In 1604 the Spanish poet and satirist Francisco de Quevedo wrote to a correspondent in the Netherlands: "In your country we consume our soldiers and our gold; here we consume ourselves." Four hundred years later it seems curious that two such seemingly dissimilar countries, linked largely by dynastic inheritance and war, should have had artistic golden ages at the same time. Both countries experienced a like flowering in adventurous expansion, an outgoing impulse that saw both exploring in Brazil and the Spice Islands.
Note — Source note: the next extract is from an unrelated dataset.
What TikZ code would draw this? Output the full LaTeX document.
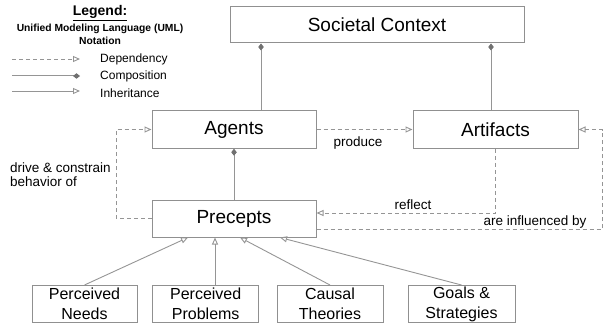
\documentclass[tikz,border=0pt]{standalone}
\usepackage{fontspec}
\setmainfont{Liberation Sans}
\usetikzlibrary{arrows.meta,calc}
\definecolor{boxgray}{HTML}{909090}
\definecolor{linegray}{HTML}{959595}
\definecolor{diamgray}{HTML}{707070}
\tikzset{
  box/.style={draw=boxgray, line width=1pt, inner sep=0pt, align=center},
  bigbox/.style={box, font=\fontsize{19}{22}\selectfont},
  smallbox/.style={box, minimum width=106pt, minimum height=37pt, font=\fontsize{16}{20}\selectfont},
  dep/.style={draw=linegray, line width=0.9pt, dash pattern=on 4pt off 3pt, -{Triangle[open, length=7pt, width=6pt]}},
  comp/.style={draw=linegray, line width=1pt, -{Diamond[length=7pt, width=5.5pt, fill=diamgray, color=diamgray]}},
  inh/.style={draw=linegray, line width=0.9pt, -{Triangle[open, length=7pt, width=6pt]}},
  lbl/.style={inner sep=0pt, font=\fontsize{13.5}{14.5}\selectfont},
  leg/.style={inner sep=0pt, font=\fontsize{12}{14}\selectfont},
}
\begin{document}
\begin{tikzpicture}[x=1pt, y=-1pt]
\useasboundingbox (0,0) rectangle (608,329);

% main boxes
\node[bigbox, minimum width=294pt, minimum height=36pt] (soc) at (377,25) {Societal Context};
\node[bigbox, minimum width=164pt, minimum height=37.5pt] (agents) at (234,129.5) {Agents};
\node[bigbox, minimum width=165pt, minimum height=37.5pt] (art) at (495.5,129.5) {Artifacts};
\node[bigbox, minimum width=164pt, minimum height=37pt] (prec) at (234,218.5) {Precepts};

% bottom boxes
\node[smallbox, minimum width=105pt] (b1) at (84.5,304) {Perceived\\Needs};
\node[smallbox] (b2) at (205.7,304) {Perceived\\Problems};
\node[smallbox] (b3) at (330,304) {Causal\\Theories};
\node[smallbox, minimum width=107pt] (b4) at (461.5,304) {Goals \&\\Strategies};

% helper coordinates
\coordinate (cx1) at (261,0);
\coordinate (cx2) at (491,0);
\coordinate (ry) at (0,213);
\coordinate (iy) at (0,229.5);
\coordinate (lx) at (116,0);
\coordinate (rx) at (602,0);
\coordinate (t1) at (188,0);
\coordinate (t2) at (215,0);
\coordinate (t3) at (240,0);
\coordinate (t4) at (280,0);
\coordinate (s2) at (215,0);

% composition
\draw[comp] (agents.north -| cx1) -- (soc.south -| cx1);
\draw[comp] (art.north -| cx2) -- (soc.south -| cx2);
\draw[comp] (prec.north) -- (agents.south);

% dependencies
\draw[dep] (agents.east) -- (art.west);
\draw[dep] (prec.west) -| (lx |- agents.west) -- (agents.west);
\draw[dep] (art.south) |- (prec.east |- ry);
\draw[dep] (prec.east |- iy) -| (rx |- art.east) -- (art.east);

% inheritance
\draw[inh] (b1.north) -- (prec.south -| t1);
\draw[inh] (b2.north -| s2) -- (prec.south -| t2);
\draw[inh] (b3.north) -- (prec.south -| t3);
\draw[inh] (b4.north) -- (prec.south -| t4);

% labels
\node[lbl] (produce) at (358,143) {produce};
\node[lbl, align=left, anchor=west, font=\fontsize{13.5}{14}\selectfont] (drive) at (10,175) {drive \& constrain\\behavior of};
\node[lbl] (reflect) at (413,205) {reflect};
\node[lbl] (infl) at (535,222.5) {are influenced by};

% legend
\node[inner sep=0pt, font=\bfseries\fontsize{14}{16}\selectfont] (legt) at (100,13) {\underline{Legend:}};
\node[inner sep=0pt, align=center, font=\bfseries\fontsize{10.3}{13}\selectfont] (legs) at (100,34.5) {Unified Modeling Language (UML)\\Notation};
\coordinate (l1a) at (12,59); \coordinate (l1b) at (80,59);
\coordinate (l2a) at (12,76); \coordinate (l2b) at (80,76);
\coordinate (l3a) at (12,91); \coordinate (l3b) at (80,91);
\draw[dep] (l1a) -- (l1b);
\draw[comp] (l2a) -- (l2b);
\draw[inh] (l3a) -- (l3b);
\node[leg, anchor=west] (ld) at (100,59.5) {Dependency};
\node[leg, anchor=west] (lc) at (100,76.5) {Composition};
\node[leg, anchor=west] (li) at (100,93) {Inheritance};
\end{tikzpicture}
\end{document}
Both countries had great highs and lows, though it was the Spanish not the Dutch siglo de oro that Cervantes (who lived through it) could refer to as "these deprav'd Times." The Dutch golden age possibly lasted a little longer but both ages burned out before the seventeenth century was over, and the flame that also burned vividly within their greatest artists exhausted its fuel in both nations. Perhaps the most notable paradox where Breda was concerned—a city in which both countries had their interest—was that it was a Spanish not a Dutch painter who created a masterpiece out of a military campaign focused on it.